Pope Francis Apologizes for Smacking Hand of Woman Who Grabbed Him

Pope Francis has apologized for slapping the hand of a woman who grabbed him as he walked away from a crowd, drawing criticism from some who said it was inappropriate behavior for the Catholic leader.

The pope has been selective about his apologies when it comes to matters of abuse within the Church, but he was quick to say he’s sorry after this incident.

Francis lost his cool when the woman abruptly grabbed his hand and yanked him towards her just after he reached out to greet a child during a visit to the Vatican’s nativity scene on Tuesday night.

The woman would not let go and in a gesture that appeared to cause him pain, he slapped at her hand before pulling his hand free.

During his Angelus address to a packed St Peter’s Square on New Year’s Day, the pontiff referred to his actions. “I apologise for the bad example yesterday … sometimes even I lose patience,” he said.

CNN pointed out that Francis spoke about violence against women just hours after the viral incident.

Pope Francis has used his New Year message to denounce violence against women, hours after slapping a woman’s hand to free himself from her grip.

“Women are sources of life. Yet they are continually insulted, beaten, raped, forced to prostitute themselves and to suppress the life they bear in the womb,” the Pontiff told worshipers gathered at St.

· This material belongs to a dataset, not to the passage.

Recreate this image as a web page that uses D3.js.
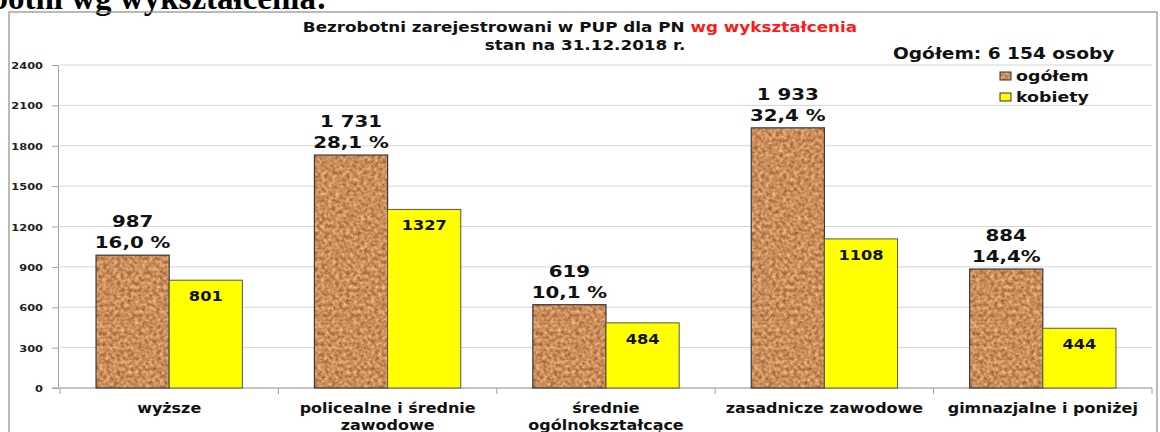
<!DOCTYPE html>
<html>
<head>
<meta charset="utf-8">
<script src="https://d3js.org/d3.v7.min.js"></script>
<style>
  body { margin: 0; background: #fff; }
  svg { display: block; }
</style>
</head>
<body>
<svg width=1160 height=432></svg>
<script>
// data
var categories = [["wyższe"], ["policealne i średnie", "zawodowe"], ["średnie", "ogólnokształcące"], ["zasadnicze zawodowe"], ["gimnazjalne i poniżej"]];
var ogolem = [987, 1731, 619, 1933, 884];
var kobiety = [801, 1327, 484, 1108, 444];
var ogolemLabels = ["987", "1 731", "619", "1 933", "884"];
var percentLabels = ["16,0 %", "28,1 %", "10,1 %", "32,4 %", "14,4%"];
var yTicks = [0, 300, 600, 900, 1200, 1500, 1800, 2100, 2400];
var seriesNames = ["ogółem", "kobiety"];

var svg = d3.select('svg');
var font = "'DejaVu Sans', Verdana, sans-serif";
var SX = 1.2; // the original picture is stretched sideways

// text helper: horizontally stretched text at (x, y)
function label(parent, x, y, size, anchor, txt) {
  return parent.append('text')
    .attr('transform', 'translate(' + x + ',' + y + ') scale(' + SX + ',1)')
    .attr('text-anchor', anchor)
    .style('font-family', font).style('font-weight', 'bold').style('font-size', size + 'px')
    .attr('fill', '#111')
    .text(txt);
}

// cork texture
var defs = svg.append('defs');
var f = defs.append('filter').attr('id', 'cork')
  .attr('x', 0).attr('y', 0).attr('width', 1).attr('height', 1)
  .attr('color-interpolation-filters', 'sRGB');
f.append('feTurbulence').attr('type', 'fractalNoise')
  .attr('baseFrequency', 0.28).attr('numOctaves', 3).attr('seed', 7).attr('result', 'noise');
f.append('feColorMatrix').attr('in', 'noise').attr('type', 'matrix')
  .attr('values', '0.55 0 0 0 0.52  0.55 0 0 0 0.28  0.45 0 0 0 0.13  0 0 0 0 1')
  .attr('result', 'col');
f.append('feComposite').attr('in', 'col').attr('in2', 'SourceGraphic').attr('operator', 'in');

// page heading cut off above the chart
svg.append('text')
  .attr('x', 327).attr('y', 9)
  .attr('text-anchor', 'end')
  .style('font-family', "'Liberation Serif', 'Times New Roman', serif")
  .style('font-weight', 'bold').style('font-size', '33px')
  .text('Bezrobotni wg wykształcenia:');

// chart frame
svg.append('rect')
  .attr('x', 9).attr('y', 12).attr('width', 1148).attr('height', 440)
  .attr('fill', 'none').attr('stroke', '#8c8c8c').attr('stroke-width', 1.2);

var x0 = d3.scaleBand().domain(d3.range(categories.length)).range([60, 1152]).paddingInner(0.33).paddingOuter(0.165);
var x1 = d3.scaleBand().domain([0, 1]).range([0, x0.bandwidth()]);
var y = d3.scaleLinear().domain([0, 2400]).range([388, 65]);

// gridlines
svg.append('g').selectAll('line').data(yTicks).enter().append('line')
  .attr('x1', 60).attr('x2', 1152)
  .attr('y1', d => y(d)).attr('y2', d => y(d))
  .attr('stroke', '#d4d4d4').attr('stroke-width', 1);

// y axis
var yAxis = svg.append('g').attr('transform', 'translate(58,0)')
  .call(d3.axisLeft(y).tickValues(yTicks).tickSize(6).tickFormat(''));
yAxis.select('.domain').attr('stroke', '#a0a0a0');
yAxis.selectAll('.tick line').attr('stroke', '#a0a0a0');
var yl = svg.append('g');
yTicks.forEach(function(t) { label(yl, 43, y(t) + 4, 9.5, 'end', t).attr('fill', '#222'); });

// x axis
var bounds = d3.range(categories.length + 1).map(i => i < categories.length ? x0(i) - x0.step() * 0.165 : 1152);
svg.append('line').attr('x1', 52).attr('x2', 1152).attr('y1', 388).attr('y2', 388).attr('stroke', '#a0a0a0');
svg.append('g').selectAll('line').data(bounds).enter().append('line')
  .attr('x1', d => d).attr('x2', d => d).attr('y1', 388).attr('y2', 394).attr('stroke', '#a0a0a0');

var xl = svg.append('g');
categories.forEach(function(lines, i) {
  lines.forEach(function(l, j) {
    label(xl, x0(i) + x0.bandwidth() / 2, 413 + j * 17, 13.3, 'middle', l);
  });
});

// bars
var g = svg.append('g').selectAll('g').data(categories).enter().append('g')
  .attr('transform', (d, i) => 'translate(' + x0(i) + ',0)');

g.append('rect')
  .attr('x', x1(0)).attr('width', x1.bandwidth())
  .attr('y', (d, i) => y(ogolem[i])).attr('height', (d, i) => y(0) - y(ogolem[i]))
  .attr('fill', '#c48a55').attr('filter', 'url(#cork)');
g.append('rect')
  .attr('x', x1(0)).attr('width', x1.bandwidth())
  .attr('y', (d, i) => y(ogolem[i])).attr('height', (d, i) => y(0) - y(ogolem[i]))
  .attr('fill', 'none').attr('stroke', '#3a3a3a').attr('stroke-width', 1.2);
g.append('rect')
  .attr('x', x1(1)).attr('width', x1.bandwidth())
  .attr('y', (d, i) => y(kobiety[i])).attr('height', (d, i) => y(0) - y(kobiety[i]))
  .attr('fill', '#ffff00').attr('stroke', '#555').attr('stroke-width', 1);

// value labels
var vl = svg.append('g');
ogolem.forEach(function(v, i) {
  var cx = x0(i) + x1(0) + x1.bandwidth() / 2;
  label(vl, cx, y(v) - 28, 16.5, 'middle', ogolemLabels[i]);
  label(vl, cx, y(v) - 7, 16.5, 'middle', percentLabels[i]);
});
kobiety.forEach(function(v, i) {
  label(vl, x0(i) + x1(1) + x1.bandwidth() / 2, y(v) + 21, 13.5, 'middle', v);
});

// title
var title = label(svg, 580, 32, 14, 'middle', '');
title.append('tspan').attr('fill', '#111').text('Bezrobotni zarejestrowani w PUP dla PN ');
title.append('tspan').attr('fill', '#ff1a1a').text('wg wykształcenia');
label(svg, 585, 50, 14, 'middle', 'stan na 31.12.2018 r.');

label(svg, 893, 59, 15.5, 'start', 'Ogółem:  6 154 osoby');

// legend
var leg = svg.append('g').selectAll('g').data(seriesNames).enter().append('g')
  .attr('transform', (d, i) => 'translate(1000,' + (72 + i * 21) + ')');
leg.append('rect').attr('width', 11).attr('height', 8)
  .attr('fill', (d, i) => i ? '#ffff00' : '#c48a55')
  .attr('filter', (d, i) => i ? null : 'url(#cork)');
leg.append('rect').attr('width', 11).attr('height', 8).attr('fill', 'none').attr('stroke', '#333');
leg.each(function(d) { label(d3.select(this), 16, 9, 14.5, 'start', d); });
</script>
</body>
</html>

Peter’s Basilica in the Vatican on Wednesday. “Every form of violence inflicted upon a woman is a blasphemy against God, who was born of a woman.”

There are plenty of things the pope has done to warrant criticism, but this shouldn’t be on the list. Yes, he could’ve found a more patient way to deal with the woman, but he’s human (and hardly a conduit to God), he was possibly in pain, and he had no way to know why someone was hanging on to his hand beyond what he wanted. (Consent applies even when you’re the pope!) I suspect many of us would’ve done the same thing in his position.

Apologizing for failing to represent a higher morality is more than appropriate here. Those suggesting the pope’s actions were malicious, violent, or hypocritical seem to be looking for any reason to condemn him. There are plenty of valid reasons to be critical of the pope. This isn’t one of them.

Of all the controversies the Church has been embroiled in over the years, this may be the least offensive of them all.